As Orcutt delivers a particularly curatorial product (with decisive packaging, sequencing, inclusions, and exclusions), he toys at the techniques of branding as they intersect with musical identity and neoliberal selfhood. Orcutt’s position has generally been to intervene and complicate. In the October 2011 issue of The Wire, he states:

A lot of the 60s blues guys and people today treat it in an uncomplicated way. […] So I always try to just complicate it a little or at least indicate visually that there’s a discontinuity between what I’m doing and my position in connection with this music and its origins. I can’t justify it ultimately. My connection to the blues comes from buying the records. I saw Muddy Waters play once. I have no authenticity in connection to the blues.

Orcutt now importantly turns that problematizing trick in on itself and creates a collection of takes that is at once a full-fledged expression of renewed musical identity (a novel twist on Orcutt’s familiar set of compositions, techniques, and vocabulary) and a mockery of the mechanisms of selfhood that carry it.

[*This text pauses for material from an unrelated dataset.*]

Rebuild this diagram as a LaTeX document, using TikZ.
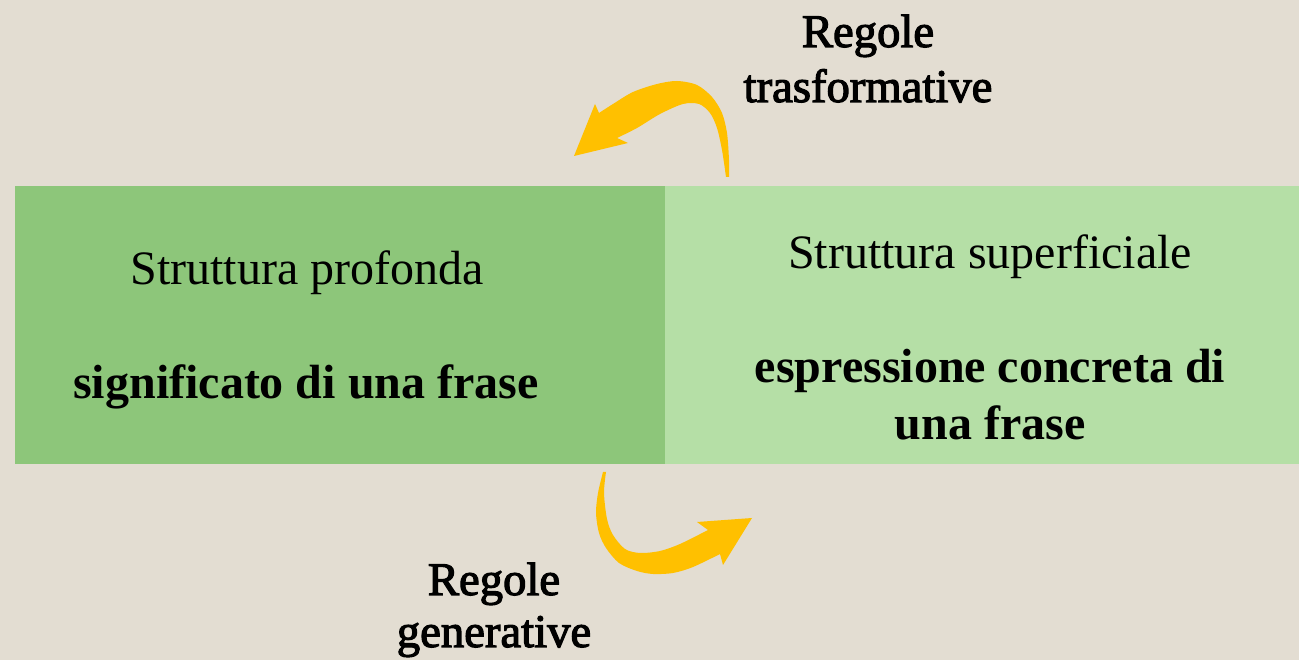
\documentclass[tikz,border=0pt]{standalone}
\usepackage{fontspec}
\setmainfont{Liberation Serif}
\newfontfamily\rulefont[FakeBold=2.5]{Liberation Serif}
\usepackage{tikz}
\usetikzlibrary{positioning}
\definecolor{bgsand}{HTML}{E3DDD2}
\definecolor{deepgreen}{HTML}{8DC67A}
\definecolor{palegreen}{HTML}{B5DFA6}
\definecolor{arrowgold}{HTML}{FFC000}

\begin{document}
\begin{tikzpicture}[x=0.75pt, y=0.75pt,
  block/.style={rectangle, fill=#1, draw=none, inner sep=0pt, minimum height=208.5pt},
  txt/.style={anchor=base, inner sep=0pt, font=\fontsize{36}{40}\selectfont},
  boldtxt/.style={anchor=base, inner sep=0pt, font=\fontsize{36}{40}\selectfont\bfseries},
  ruletxt/.style={anchor=base, inner sep=0pt, font=\fontsize{35}{40}\selectfont\rulefont}]
  % Background
  \fill[bgsand] (0,0) rectangle (1299,660);

  % Blocks
  \node[block=deepgreen, minimum width=487.5pt] (deep) at (340,335) {};
  \node[block=palegreen, minimum width=475.5pt] (surface) at (982,335) {};

  % Texts
  \node[txt] (deeptitle) at (307,375) {Struttura profonda};
  \node[boldtxt] (deepmeaning) at (306,261) {significato di una frase};
  \node[txt] (surftitle) at (990,391) {Struttura superficiale};
  \node[boldtxt] (surfexpr) at (990,277) {espressione concreta di};
  \node[boldtxt] (surfexpr2) at ([yshift=-42.75pt]surfexpr.base) {una frase};

  % Rule labels
  \node[ruletxt] (transf) at (868,613) {Regole};
  \node[ruletxt] (transf2) at ([yshift=-41.25pt]transf.base) {trasformative};
  \node[ruletxt] (gener) at (494,65) {Regole};
  \node[ruletxt] (gener2) at ([yshift=-39pt]gener.base) {generative};

  % Arrows
  \coordinate (ttail) at (728,483);
  \coordinate (ttip) at (574,504);
  \coordinate (btail) at (604,188);
  \coordinate (btip) at (752,142);
  \fill[arrowgold] (ttail) -- plot[smooth] coordinates {(729,483) (729,500) (727,527) (722,547) (712,563) (697,575) (677,579) (657,576) (633,568) (613,556) (599,547)}
    -- (595,556) -- (ttip) -- (628,517) -- (617,522)
    -- plot[smooth] coordinates {(617,522) (637,532) (660,546) (683,556) (699,556) (710,547) (717,532) (722,510) (726,483)} -- cycle;
  \fill[arrowgold] (btail) -- plot[smooth] coordinates {(603,188) (598,167) (596,147) (599,127) (606,112) (619,97) (637,89) (653,86) (673,87) (693,93) (720,106)}
    -- (723,95) -- (btip) -- (697,138) -- (708,130)
    -- plot[smooth] coordinates {(708,130) (680,116) (660,109) (640,107) (625,111) (613,125) (607,141) (604,167) (606,188)} -- cycle;
\end{tikzpicture}
\end{document}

It is important to both note and problematize how such a position has been constructed through the privileged exploration of a meticulous artistic voice and narrative. It is also worth considering contemporaries who make similar challenges without engendering the process that is the subject of their critique. Nonetheless, Bill Orcutt serves as a useful object lesson in the nuanced workings behind flexible narratives of the neoliberal self as they relate to the artists we follow. Its musical value (its enjoyable restatement and development upon Orcutt’s past work) is unscathed by the embedded critique of the process which birthed it. This “return to form” finds the artist “in a new direction” with results that feel “right at home.”